If your A levels are a long way off what you hoped, and you can’t face A level resits, then a foundation year is one option to get started at university. It’s an extra year of study at the provider you want to go to that will prepare you for the course you initially wanted to do. It means, of course, an extra year of fee loans and an extra year of living costs – but it is a way into the course you had set your heart on without those pesky grades.

Similarly, the Access to HE courses offered at some FE colleges are fantastic introductions to higher study. These are included on the UCAS Tariff but only in certain configurations. Others – perhaps via an articulation agreement – may be used to enter a course, despite having a low (or no) assigned tariff value.

Mature entry

Many students choose to study at university later in life. If you apply past the age of about 20 your life experience and personal story become more important than your A level grades back in the day. There are strong arguments to study later in life, though you do miss out on the carnage of the first hard-partying weeks it is possible to have that kind of a good time elsewhere.

But zero tariff points?

There are many other routes into higher education. Some hold level three qualifications so unusual they don’t attract tariff points. Some interview (or audition) so well they get a place unconditionally based on their potential. Some apply directly to a provider via a non-UCAS route (this is usually mature students but there are always exceptions). And there are surely many others even I don’t know about.

Or (gods forbid) maybe the data isn’t very good.

Where the data comes from and what it doesn’t tell us

The government supports a student information service called DiscoverUni. Don’t worry if you haven’t heard of it, neither has anyone else. We don’t use it here, of course, but we will be using the underlying data known as Unistats.
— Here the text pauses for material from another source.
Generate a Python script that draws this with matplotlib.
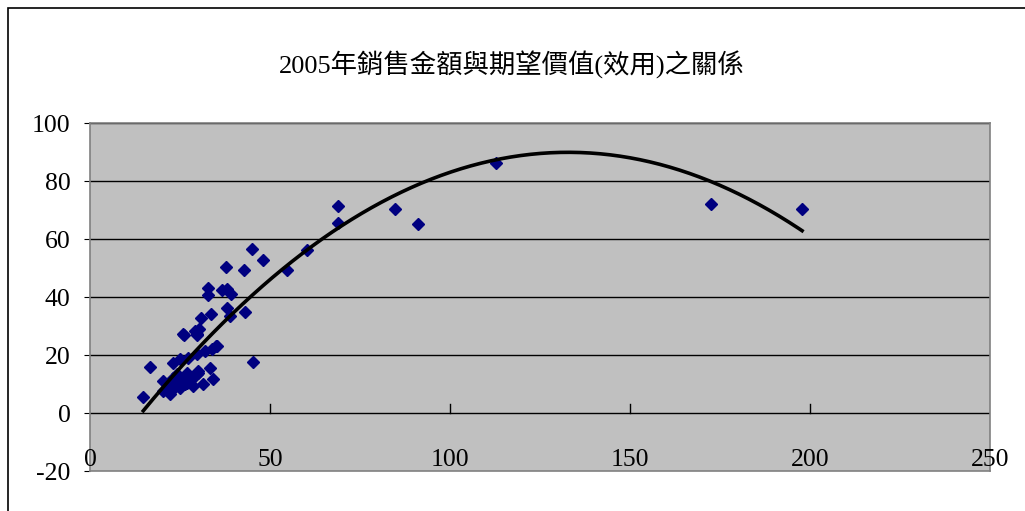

Unistats is a rich but flawed dataset. It is the only way we ever get to look at individual courses at individual universities. For instance, you can see the proportion of students who achieved UCAS Tariff points between two preset points (the Tariff combines the letters into a single number) for each course. So if you know what BCC is worth (104 points) you can easily figure out what proportion of the students currently on a course achieved around that or less.

I’m saying “course” like this is straightforward data. It isn’t – a course is often an individual course, but it can also (in order to get a sensible number of students to report on) refer to an aggregate of two years, or students in a narrow subject area, or even in quite a broad subject area. I’ve indicated this in the tool tips (mouse over the bars). I’ve also omitted instances where no data is returned (the course or subject is too small) or when the subject area of the data returned is not the same as the declared subject area of the course in question.

And “around” however many tariff points? Unistats data put student tariff points into one of 15 buckets – the visualisation grabs the bucket your score is in and all those below. So BCC (104 points) gives you the bucket between 96 points and 112 points, and all those below. It’s not perfect, but it is a good enough resolution to make my point.

And the data we do get is often rounded. So proportions don’t always add up to 100 per cent.

Not quite the Hunger Games

If this dive into the obscure corners of higher education data has taught us one thing, it should be that admissions is messier and more human than the mechanistic interpretation that seems to be the cultural norm. Courses that have people on with lower tariff points than expected are not “poor quality”, they are offering the kinds of opportunities that higher education should be offering.

Those three or four letters might feel like a lot on results day, but in the long run enthusiasm, hard work, and hope matter far more at university.

One response to “University admission is more than just A levels

  1. My son’s case is quite the opposite. His A Level results outperformed the predicted grades used for his UCAS applications. He has obtained A*,A,A in his A level recently and is settling for a Foundation course, not because he doesn’t make the grades for straight entry into an Engineering degree programme but because his predicted grades was lower!